Tomorrow, May 8th is VE Day. Victory in Europe day. It’s the 75th anniversary of it and whilst it may not be a big deal in America, it’s huge in England.
My daughters first birthday fell on the 50th anniversary. Tomorrow she turns 26 as the world acknowledges 75 years since the day Allied forces formally announced the surrender of Germany, which brought the Second World War to a close in Europe. There were still troops fighting and dying in the Middle East, my Grandad was one – but this was huge.
My Dad was just five years old. He didn’t know a day without war hanging over his head. He didn’t know his Dad at all. He told me a couple of years ago that he had some nebulous idea of ‘Daddy’ based on a children’s book he was given. He couldn’t reconcile my Grandad with ‘Daddy’ after the war as he assumed Dads were just in books. I actually found a copy of it for him and took it to him the last time I saw him. It’s one of the few times I ever saw my Dad cry.
He actually didn’t see his dad until he was eight years old. My Grandad was in Egypt and then after the war he was kept back to continue working there. He finally came home to get my Grandma and his kids and they all sailed to Egypt for a few years and then were posted to Germany. My dads whole childhood revolves around war and rebuilding after war. They didn’t come back to England to live until he was eighteen.

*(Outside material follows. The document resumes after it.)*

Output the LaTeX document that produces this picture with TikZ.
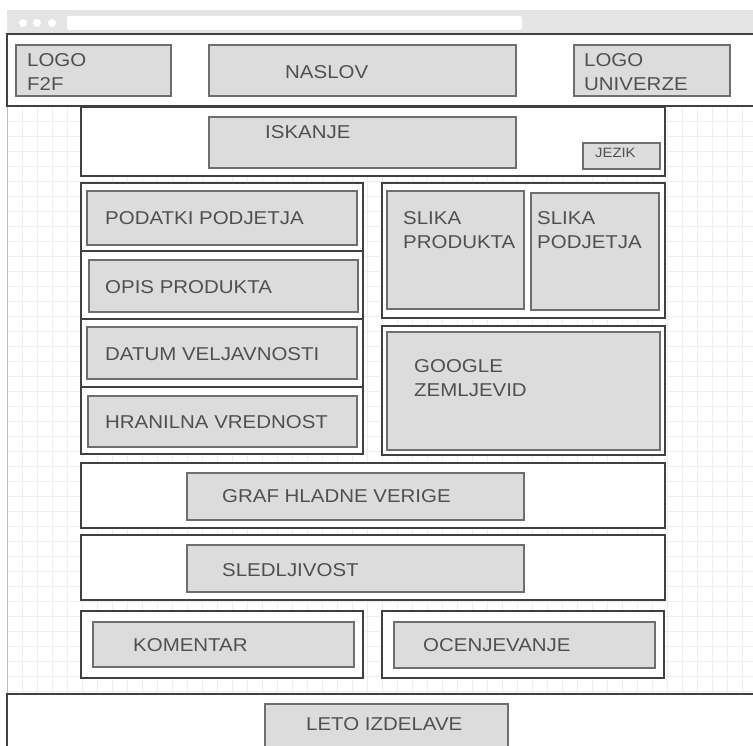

My Grandad lost his entire family to WW2. His parents had both succumbed to the Spanish Flu so he and his brother and sisters were brought up by their Grandparents. His grandparents and sisters all died during WW2 along with his younger brother, Sam, who died at Arnhem, not even out of his teens.
That’s my Grandad and his brothers and sisters with their Grandparents. It’s the only photo he had of any of them because everything was destroyed. He was the oldest of the four. What a heavy load it must have been to have no one left. It breaks my heart.
Tomorrow we celebrate and remember. I have such heartfelt thanks, not only for those who died but for those who had the strength to carry on. To find things to laugh about after such horror and death. To have the courage to love and risk loss again. To endure.
John 15: 13 tells us ‘Greater love hath no man than this, that a man lay down his life for his friends.’
Honoring and acknowledging that gift is a debt we all owe.
*Top picture is my Grandad after the war in Germany. First row, right of center.